Jamie Malanowski

WE NEED A LITTLE. . . SELIG?

David Brooks of The New York Times and Joe Posnanski of Sports Illustrated are both good writers and astute commentators who almost never work the same topic. And they might not think that they were doing so earlier this week. But I do, and it’s my blog.

First, let’s hear from Brooks. “You could easily get the impression that American politics are trundling along as usual. But this stability is misleading. The current arrangements are stagnant but also fragile. American politics is like a boxing match atop a platform. Once you’re on the platform, everything looks normal. But when you step back, you see that the beams and pillars supporting the platform are cracking and rotting. This cracking and rotting is originally caused by a series of structural problems that transcend any economic cycle: There are structural problems in the economy as growth slows and middle-class incomes stagnate. There are structural problems in the welfare state as baby boomers spend lavishly on themselves and impose horrendous costs on future generations. There are structural problems in energy markets as the rise of China and chronic instability in the Middle East leads to volatile gas prices. There are structural problems with immigration policy and tax policy and on and on. As these problems have gone unaddressed, Americans have lost faith in the credibility of their political system, which is the one resource the entire regime is predicated upon. This loss of faith has contributed to a complex but dark national mood. The country is anxious, pessimistic, ashamed, helpless and defensive.”

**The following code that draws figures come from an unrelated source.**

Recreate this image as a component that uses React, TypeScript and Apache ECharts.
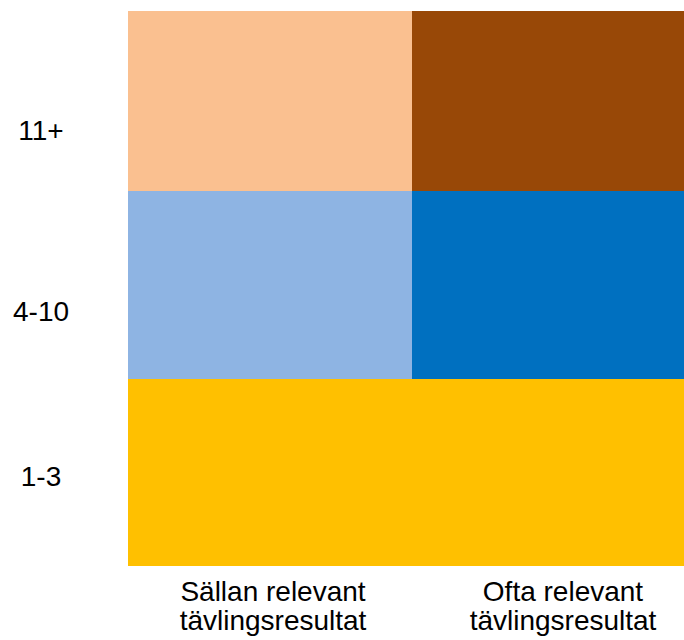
import React, { useEffect, useRef } from "react";
import * as echarts from "echarts";

const categories = ["Sällan relevant\ntävlingsresultat", "Ofta relevant\ntävlingsresultat"];
const rowLabels = ["1-3", "4-10", "11+"];
const rowLabelValues = [90, 255, 436];
const bottomValues = [187, 187];
const middleValues = [188, 188];
const topValues = [180, 180];
const bottomColors = ["#FFC000", "#FFC000"];
const middleColors = ["#8EB4E3", "#0070C0"];
const topColors = ["#FAC090", "#984807"];

export default function App() {
  const ref = useRef<HTMLDivElement>(null);
  useEffect(() => {
    if (!ref.current) return;
    const chart = echarts.init(ref.current, null, { renderer: "svg" });
    const mk = (name: string, vals: number[], cols: string[]) => ({
      name,
      type: "bar",
      stack: "all",
      barWidth: "100%",
      silent: true,
      data: vals.map((v, i) => ({ value: v, itemStyle: { color: cols[i] } })),
    });
    const font = "Liberation Sans, Arial, sans-serif";
    chart.setOption({
      animation: false,
      textStyle: { fontFamily: font },
      grid: { left: 128, top: 11, right: 0, bottom: 74 },
      xAxis: {
        type: "category",
        data: categories,
        axisLine: { show: false },
        axisTick: { show: false },
        axisLabel: {
          interval: 0,
          hideOverlap: false,
          color: "#000",
          fontSize: 28,
          lineHeight: 29,
          margin: 11,
          fontFamily: font,
          formatter: (v: string, i: number) => `{c${i}|${v}}`,
          rich: {
            c0: { fontSize: 28, lineHeight: 29, color: "#000", fontFamily: font, padding: [0, 0, 0, 6] },
            c1: { fontSize: 28, lineHeight: 29, color: "#000", fontFamily: font, padding: [0, 0, 0, 18] },
          },
        },
      },
      yAxis: {
        type: "value",
        min: 0,
        max: 555,
        splitLine: { show: false },
        axisLine: { show: false },
        axisTick: { show: false },
        axisLabel: {
          customValues: rowLabelValues,
          align: "center",
          margin: 87,
          color: "#000",
          fontSize: 28,
          fontFamily: font,
          formatter: (v: number) => {
            const i = rowLabelValues.indexOf(v);
            return i >= 0 ? rowLabels[i] : "";
          },
        },
      },
      series: [
        mk("1-3", bottomValues, bottomColors),
        mk("4-10", middleValues, middleColors),
        mk("11+", topValues, topColors),
      ],
    });
    return () => chart.dispose();
  }, []);
  return (
    <div
      style={{ position: "fixed", left: 0, top: 0, width: 684, height: 640, overflow: "hidden", background: "#fff" }}
    >
      <div ref={ref} style={{ width: 696, height: 640 }} />
    </div>
  );
}
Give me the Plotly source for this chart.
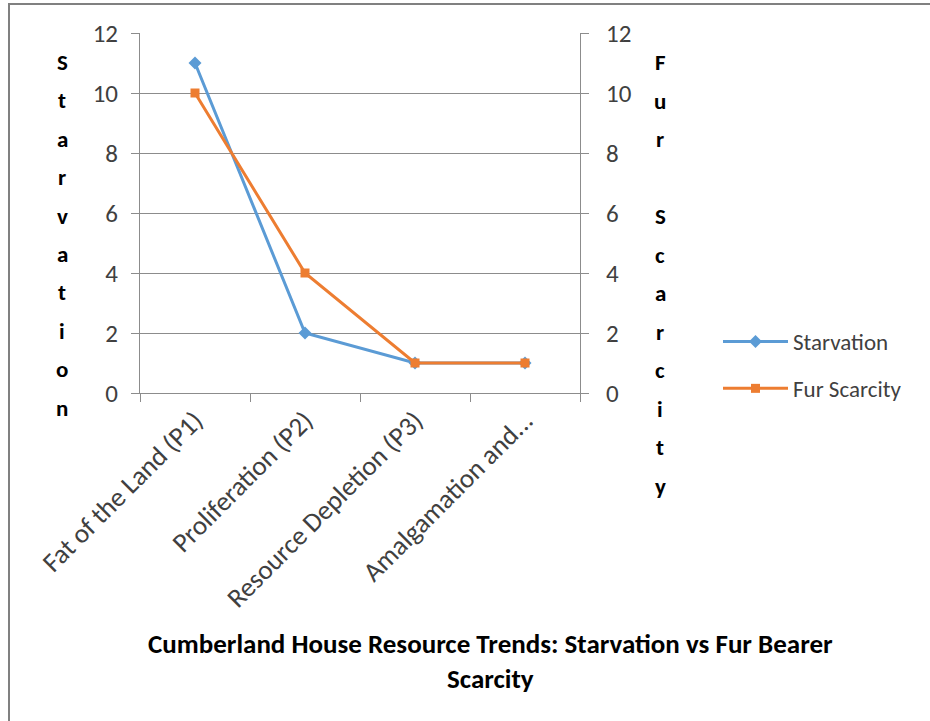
import plotly.graph_objects as go

categories = ["Fat of the Land (P1)", "Proliferation (P2)", "Resource Depletion (P3)", "Amalgamation and..."]
starvation = [11, 2, 1, 1]
fur_scarcity = [10, 4, 1, 1]
y_ticks = [0, 2, 4, 6, 8, 10, 12]
title_text = "Cumberland House Resource Trends: Starvation vs Fur Bearer<br>Scarcity"
left_title = "Starvation"
right_title = "Fur Scarcity"

FONT = "Carlito, Lato, 'Liberation Sans', sans-serif"
BLUE = "#5B9BD5"
ORANGE = "#ED7D31"
GRID = "#8c8c8c"

L, R, T, B = 140, 350, 33, 328
W, H = 930, 721
PW = W - L - R
PH = H - T - B


def px_x(x):
    return (x - L) / PW


def px_y(y):
    return (H - B - y) / PH


fig = go.Figure()
fig.add_trace(go.Scatter(
    x=categories, y=starvation, name="Starvation", mode="lines+markers",
    line=dict(color=BLUE, width=3),
    marker=dict(symbol="diamond", size=10, color=BLUE),
    legendgroup="a", yaxis="y",
))
fig.add_trace(go.Scatter(
    x=categories, y=fur_scarcity, name="Fur Scarcity", mode="lines+markers",
    line=dict(color=ORANGE, width=3),
    marker=dict(symbol="square", size=9, color=ORANGE),
    legendgroup="b", yaxis="y2",
))

annotations = []
# vertical stacked axis titles
for i, ch in enumerate(left_title):
    annotations.append(dict(
        text=f"<b>{ch}</b>", xref="paper", yref="paper",
        x=px_x(62), y=px_y(62 + 38.4 * i), showarrow=False,
        font=dict(family=FONT, size=23, color="#000"),
        xanchor="center", yanchor="middle",
    ))
for i, ch in enumerate(right_title):
    if ch == " ":
        continue
    annotations.append(dict(
        text=f"<b>{ch}</b>", xref="paper", yref="paper",
        x=px_x(660), y=px_y(62 + 38.5 * i), showarrow=False,
        font=dict(family=FONT, size=23, color="#000"),
        xanchor="center", yanchor="middle",
    ))
annotations.append(dict(
    text=f"<b>{title_text}</b>", xref="paper", yref="paper",
    x=px_x(490), y=px_y(661), showarrow=False,
    font=dict(family=FONT, size=27, color="#000"),
    xanchor="center", yanchor="middle", align="center",
))

axis_common = dict(
    range=[0, 12], tickvals=y_ticks, ticks="outside", ticklen=8,
    tickcolor=GRID, showline=True, linecolor=GRID, linewidth=1,
    tickfont=dict(family=FONT, size=25, color="#404040"),
    zeroline=False, fixedrange=True,
)

fig.update_layout(
    width=W, height=H,
    margin=dict(l=L, r=R, t=T, b=B),
    paper_bgcolor="white", plot_bgcolor="white",
    font=dict(family=FONT, color="#404040"),
    xaxis=dict(
        type="category", tickangle=-45, ticks="outside", ticklen=8,
        tickcolor=GRID, tickson="boundaries", showline=True, linecolor=GRID,
        showgrid=False, tickfont=dict(family=FONT, size=27, color="#404040"),
        range=[-0.5, 3.5], fixedrange=True,
    ),
    yaxis=dict(**axis_common, showgrid=True, gridcolor=GRID, gridwidth=1,
               ticklabelstandoff=8),
    yaxis2=dict(**axis_common, overlaying="y", side="right", showgrid=False,
                ticklabelstandoff=12),
    legend=dict(
        x=px_x(718), y=px_y(365), xanchor="left", yanchor="middle",
        font=dict(family=FONT, size=23, color="#404040"),
        tracegroupgap=14, itemwidth=65, bgcolor="rgba(0,0,0,0)",
    ),
    annotations=annotations,
    shapes=[
        dict(type="line", xref="paper", yref="paper",
             x0=px_x(8), x1=px_x(W), y0=px_y(4), y1=px_y(4),
             line=dict(color="#808080", width=2)),
        dict(type="line", xref="paper", yref="paper",
             x0=px_x(9), x1=px_x(9), y0=px_y(4), y1=px_y(H),
             line=dict(color="#808080", width=2)),
    ],
)

fig.write_html("out.html", config={"displayModeBar": False},
               post_script="document.body.style.margin='0';")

Clear enough, right? Now here comes Joe Posnanski, writing a piece that is complimentary to baseball commissioner Bud Selig. Posnanski says that recently he “wrote a little something about Bud Selig and how people cannot help but underestimate him. This has to do with Bud’s almost mythical ability to look baffled. Who can forget the Bud after the All-Star Game tie? Who can forget his rambling press conference when he held up the rule book after the rain-delayed World Series game? . . . .But Bud Selig has utterly transformed baseball. I’m not saying that he has always transformed it for the better. That’s a discussion for another time. But at the end of the day, baseball has been transformed — expansion, wild cards, interleague play, increased revenue sharing, drug testing, relative labor peace, new stadiums, All-Star games that determine homefield advantage, the World Baseball Classic, on and on. Maybe baseball stumbled into some of these things. Maybe it was pulled kicking and screaming. But this stuff happened. And Bud, unquestionably, was a force behind this stuff happening. He works the back rooms. He coaxes and ponders and considers. And sometimes he boldly acts. . . . Bud Selig might be the most influential baseball commissioner ever.”

Why are these stories connected? Because Posnanski is, in a way, illustrating the point Brooks is making. Selig, who is in charge of a pretty important American institution, is giving the American people what they want: leadership. “Not always for the better,” as Posnanski acknowldeges, but that’s not the point. People are smart enough to know that things don’t always work out as planned. But they do expect problems to be addressed. They do not want endless squabbling. They absolutely do not want endless partisanship. They want, as Franklin Roosevelt recognized, action: try something, and if it doesn’t work, try something else. All across America, people make decisions. They figure stuff out and move forward. Our debt issue is a bad thing. If we face it, it’s a problem. If we don’t, it’s a crisis. We need to have the common sense of Bud Selig.